### Aim of the task
Omit all pictures and transcribe only the lines in the entries below that run from the line with "Write a component" through the line with "const ref = useRef<HTMLDivElement>(null);".

### Information shown
————————
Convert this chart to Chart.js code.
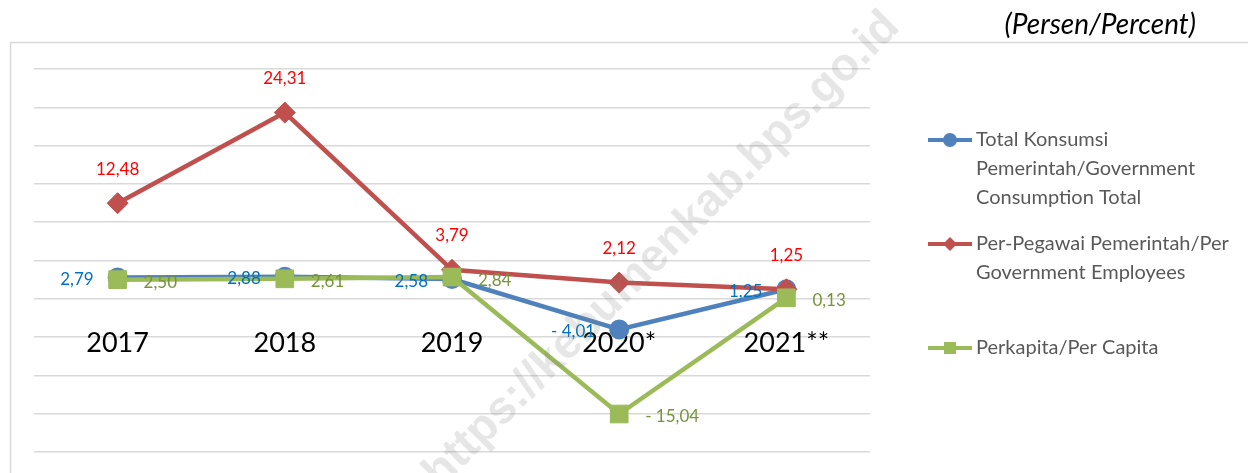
<!DOCTYPE html>
<html>
<head>
<meta charset="utf-8">
<script src="https://cdn.jsdelivr.net/npm/chart.js@4/dist/chart.umd.min.js"></script>
<style>
html,body{margin:0;padding:0;background:#fff;}
#wrap{width:1248px;height:473px;position:relative;overflow:hidden;}
</style>
</head>
<body>
<div id="wrap"><canvas id="c" width="1248" height="473"></canvas></div>
<script>
// ---- data ----
const categories = ['2017', '2018', '2019', '2020*', '2021**'];
const totalConsumption = [2.79, 2.88, 2.58, -4.01, 1.25];
const perEmployee = [12.48, 24.31, 3.79, 2.12, 1.25];
const perCapita = [2.50, 2.61, 2.84, -15.04, 0.13];
const seriesNames = [
  'Total Konsumsi Pemerintah/Government Consumption Total',
  'Per-Pegawai Pemerintah/Per Government Employees',
  'Perkapita/Per Capita'
];
const yMin = -20, yMax = 30, yStep = 5;
const unitLabel = '(Persen/Percent)';
const watermarkText = 'https://kebumenkab.bps.go.id';

function fmt(v) {
  const s = Math.abs(v).toFixed(2).replace('.', ',');
  return v < 0 ? '- ' + s : s;
}

const frame = {
  id: 'frame',
  beforeDraw(chart) {
    const ctx = chart.ctx;
    ctx.save();
    ctx.strokeStyle = '#d9d9d9';
    ctx.lineWidth = 1.5;
    ctx.strokeRect(10.5, 42.5, 1400, 600);
    ctx.font = 'italic 28px Lato';
    ctx.fillStyle = '#000';
    ctx.textAlign = 'right';
    ctx.textBaseline = 'middle';
    ctx.fillText(unitLabel, 1196, 25);
    ctx.restore();
  }
};

const dataLabels = {
  id: 'dataLabels',
  afterDatasetsDraw(chart) {
    const ctx = chart.ctx;
    ctx.save();
    ctx.font = '17px Lato';
    chart.data.datasets.forEach((ds, i) => {
      const meta = chart.getDatasetMeta(i);
      meta.data.forEach((pt, j) => {
        const txt = fmt(ds.data[j]);
        ctx.fillStyle = ds.labelColor;
        ctx.textBaseline = 'middle';
        if (ds.labelPos === 'left') {
          ctx.textAlign = 'right';
          ctx.fillText(txt, pt.x - 24, pt.y + 2);
        } else if (ds.labelPos === 'right') {
          ctx.textAlign = 'left';
          ctx.fillText(txt, pt.x + 26, pt.y + 3);
        } else {
          ctx.textAlign = 'center';
          ctx.fillText(txt, pt.x, pt.y - 34);
        }
      });
    });
    ctx.restore();
  }
};

const customLegend = {
  id: 'customLegend',
  afterDraw(chart) {
    const ctx = chart.ctx;
    ctx.save();
    ctx.font = '20px Lato';
    const maxW = 262;
    chart.data.datasets.forEach((ds, i) => {
      const y0 = 140 + i * 104;
      ctx.strokeStyle = ds.borderColor;
      ctx.lineWidth = 4;
      ctx.beginPath();
      ctx.moveTo(928, y0);
      ctx.lineTo(972, y0);
      ctx.stroke();
      ctx.fillStyle = ds.backgroundColor;
      ctx.beginPath();
      if (ds.pointStyle === 'circle') {
        ctx.arc(950, y0, 7, 0, Math.PI * 2);
      } else if (ds.pointStyle === 'rectRot') {
        ctx.moveTo(943, y0); ctx.lineTo(950, y0 - 7); ctx.lineTo(957, y0); ctx.lineTo(950, y0 + 7);
        ctx.closePath();
      } else {
        ctx.rect(944, y0 - 6, 12, 12);
      }
      ctx.fill();
      const words = ds.label.split(' ');
      const lines = [];
      let cur = '';
      words.forEach(w => {
        const t = cur ? cur + ' ' + w : w;
        if (ctx.measureText(t).width > maxW && cur) { lines.push(cur); cur = w; }
        else cur = t;
      });
      if (cur) lines.push(cur);
      ctx.fillStyle = '#595959';
      ctx.textAlign = 'left';
      ctx.textBaseline = 'middle';
      lines.forEach((l, k) => ctx.fillText(l, 976, y0 + k * 29));
    });
    ctx.restore();
  }
};

const watermark = {
  id: 'watermark',
  afterDraw(chart) {
    const ctx = chart.ctx;
    ctx.save();
    ctx.translate(662, 250);
    ctx.rotate(-Math.PI / 4);
    ctx.font = 'bold 46px "Liberation Sans"';
    ctx.fillStyle = 'rgba(128,128,128,0.2)';
    ctx.textAlign = 'center';
    ctx.textBaseline = 'middle';
    ctx.fillText(watermarkText, 0, 0);
    ctx.restore();
  }
};

new Chart(document.getElementById('c'), {
  type: 'line',
  data: {
    labels: categories,
    datasets: [
      {
        label: seriesNames[0], data: totalConsumption,
        borderColor: '#4F81BD', backgroundColor: '#4F81BD',
        borderWidth: 4.5, pointStyle: 'circle', pointRadius: 9, pointBorderWidth: 2,
        pointBorderColor: '#4F81BD', order: 3,
        labelPos: 'left', labelColor: '#0070C0'
      },
      {
        label: seriesNames[1], data: perEmployee,
        borderColor: '#C0504D', backgroundColor: '#C0504D',
        borderWidth: 4.5, pointStyle: 'rectRot', pointRadius: 10.5, pointBorderWidth: 1,
        pointBorderColor: '#C0504D', order: 2,
        labelPos: 'above', labelColor: '#FF0000'
      },
      {
        label: seriesNames[2], data: perCapita,
        borderColor: '#9BBB59', backgroundColor: '#9BBB59',
        borderWidth: 4.5, pointStyle: 'rect', pointRadius: 12.5, pointBorderWidth: 1,
        pointBorderColor: '#9BBB59', order: 1,
        labelPos: 'right', labelColor: '#77933C'
      }
    ]
  },
  options: {
    responsive: false,
    devicePixelRatio: 1,
    animation: false,
    events: [],
    layout: { padding: { left: 34, right: 378, top: 69, bottom: 21 } },
    elements: { line: { tension: 0 } },
    plugins: { legend: { display: false }, tooltip: { enabled: false } },
    scales: {
      x: {
        type: 'category',
        position: { y: 0 },
        offset: true,
        grid: { display: false, drawTicks: false },
        border: { display: false },
        ticks: { font: { family: 'Lato', size: 27 }, color: '#000', padding: 28, maxRotation: 0, autoSkip: false },
        afterFit(s) { s.height = 0; }
      },
      y: {
        min: yMin, max: yMax,
        ticks: { stepSize: yStep, display: false },
        grid: { color: '#d9d9d9', lineWidth: 1.5, drawTicks: false },
        border: { display: false },
        afterFit(s) { s.width = 0; }
      }
    }
  },
  plugins: [frame, dataLabels, customLegend, watermark]
});
</script>
</body>
</html>
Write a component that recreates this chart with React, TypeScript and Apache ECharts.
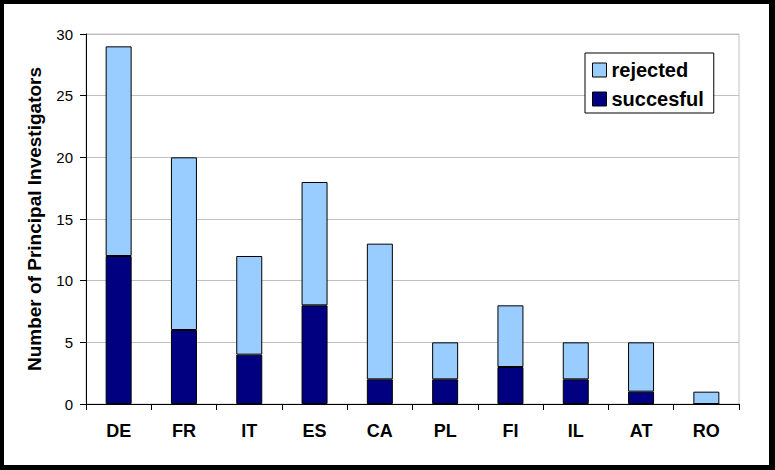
import React, { useEffect, useRef } from "react";
import * as echarts from "echarts";

const categories = ["DE", "FR", "IT", "ES", "CA", "PL", "FI", "IL", "AT", "RO"];
const successful = [12, 6, 4, 8, 2, 2, 3, 2, 1, 0];
const rejected = [17, 14, 8, 10, 11, 3, 5, 3, 4, 1];
const yTicks = { min: 0, max: 30, interval: 5 };

const FONT = "'Liberation Sans', Arial, sans-serif";

export default function App() {
  const ref = useRef<HTMLDivElement>(null);

  useEffect(() => {
    if (!ref.current) return;
    const chart = echarts.init(ref.current, null, { renderer: "svg" });
    chart.setOption({
      animation: false,
      backgroundColor: "#ffffff",
      textStyle: { fontFamily: FONT },
      grid: {
        left: 82,
        right: 30,
        top: 30,
        bottom: 61,
        show: true,
        borderColor: "#c0c0c0",
        borderWidth: 1,
      },
      legend: {
        data: ["rejected", "succesful"],
        orient: "vertical",
        left: 581,
        top: 49,
        icon: "rect",
        itemWidth: 14,
        itemHeight: 14,
        itemGap: 7,
        padding: [6, 10, 3, 7],
        borderColor: "#000",
        borderWidth: 1,
        backgroundColor: "#fff",
        textStyle: {
          fontFamily: FONT,
          fontSize: 20,
          fontWeight: "bold",
          color: "#000",
          lineHeight: 22,
        },
        itemStyle: { borderColor: "#000", borderWidth: 1 },
      },
      xAxis: {
        type: "category",
        data: categories,
        boundaryGap: true,
        axisLine: { lineStyle: { color: "#000", width: 1 } },
        axisTick: { show: true, length: 6, lineStyle: { color: "#000" }, alignWithLabel: false },
        axisLabel: {
          margin: 18,
          fontFamily: FONT,
          fontSize: 18,
          fontWeight: "bold",
          color: "#000",
        },
        splitLine: { show: false },
      },
      yAxis: {
        type: "value",
        min: yTicks.min,
        max: yTicks.max,
        interval: yTicks.interval,
        name: "Number of Principal Investigators",
        nameLocation: "middle",
        nameGap: 42,
        nameTextStyle: {
          fontFamily: FONT,
          fontSize: 19,
          fontWeight: "bold",
          color: "#000",
        },
        axisLine: { show: true, lineStyle: { color: "#000", width: 1 } },
        axisTick: { show: true, length: 6, lineStyle: { color: "#000" } },
        axisLabel: {
          margin: 13,
          fontFamily: FONT,
          fontSize: 15,
          color: "#000",
        },
        splitLine: { show: true, lineStyle: { color: "#c0c0c0", width: 1 } },
      },
      series: [
        {
          name: "succesful",
          type: "bar",
          stack: "total",
          data: successful,
          barWidth: 26,
          itemStyle: { color: "#000080", borderColor: "#000", borderWidth: 1 },
        },
        {
          name: "rejected",
          type: "bar",
          stack: "total",
          data: rejected,
          barWidth: 26,
          itemStyle: { color: "#99ccff", borderColor: "#000", borderWidth: 1 },
        },
      ],
    });
    return () => chart.dispose();
  }, []);

  return (
    <div
      style={{
        position: "absolute",
        left: 0,
        top: 0,
        width: 775,
        height: 470,
        background: "#000",
      }}
    >
      <div
        ref={ref}
        style={{
          position: "absolute",
          left: 4,
          top: 4,
          width: 765,
          height: 461,
          background: "#fff",
        }}
      />
    </div>
  );
}
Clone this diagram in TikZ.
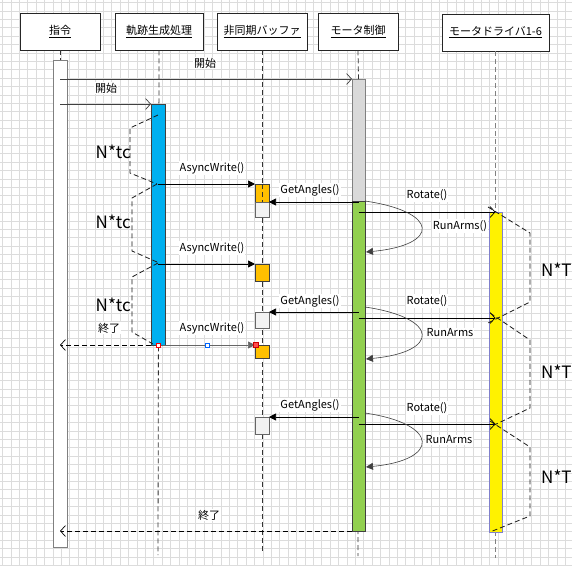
————————
### Answer to the exercise
Write a component that recreates this chart with React, TypeScript and Apache ECharts.
import React, { useEffect, useRef } from "react";
import * as echarts from "echarts";

const categories = ["DE", "FR", "IT", "ES", "CA", "PL", "FI", "IL", "AT", "RO"];
const successful = [12, 6, 4, 8, 2, 2, 3, 2, 1, 0];
const rejected = [17, 14, 8, 10, 11, 3, 5, 3, 4, 1];
const yTicks = { min: 0, max: 30, interval: 5 };

const FONT = "'Liberation Sans', Arial, sans-serif";

export default function App() {
  const ref = useRef<HTMLDivElement>(null);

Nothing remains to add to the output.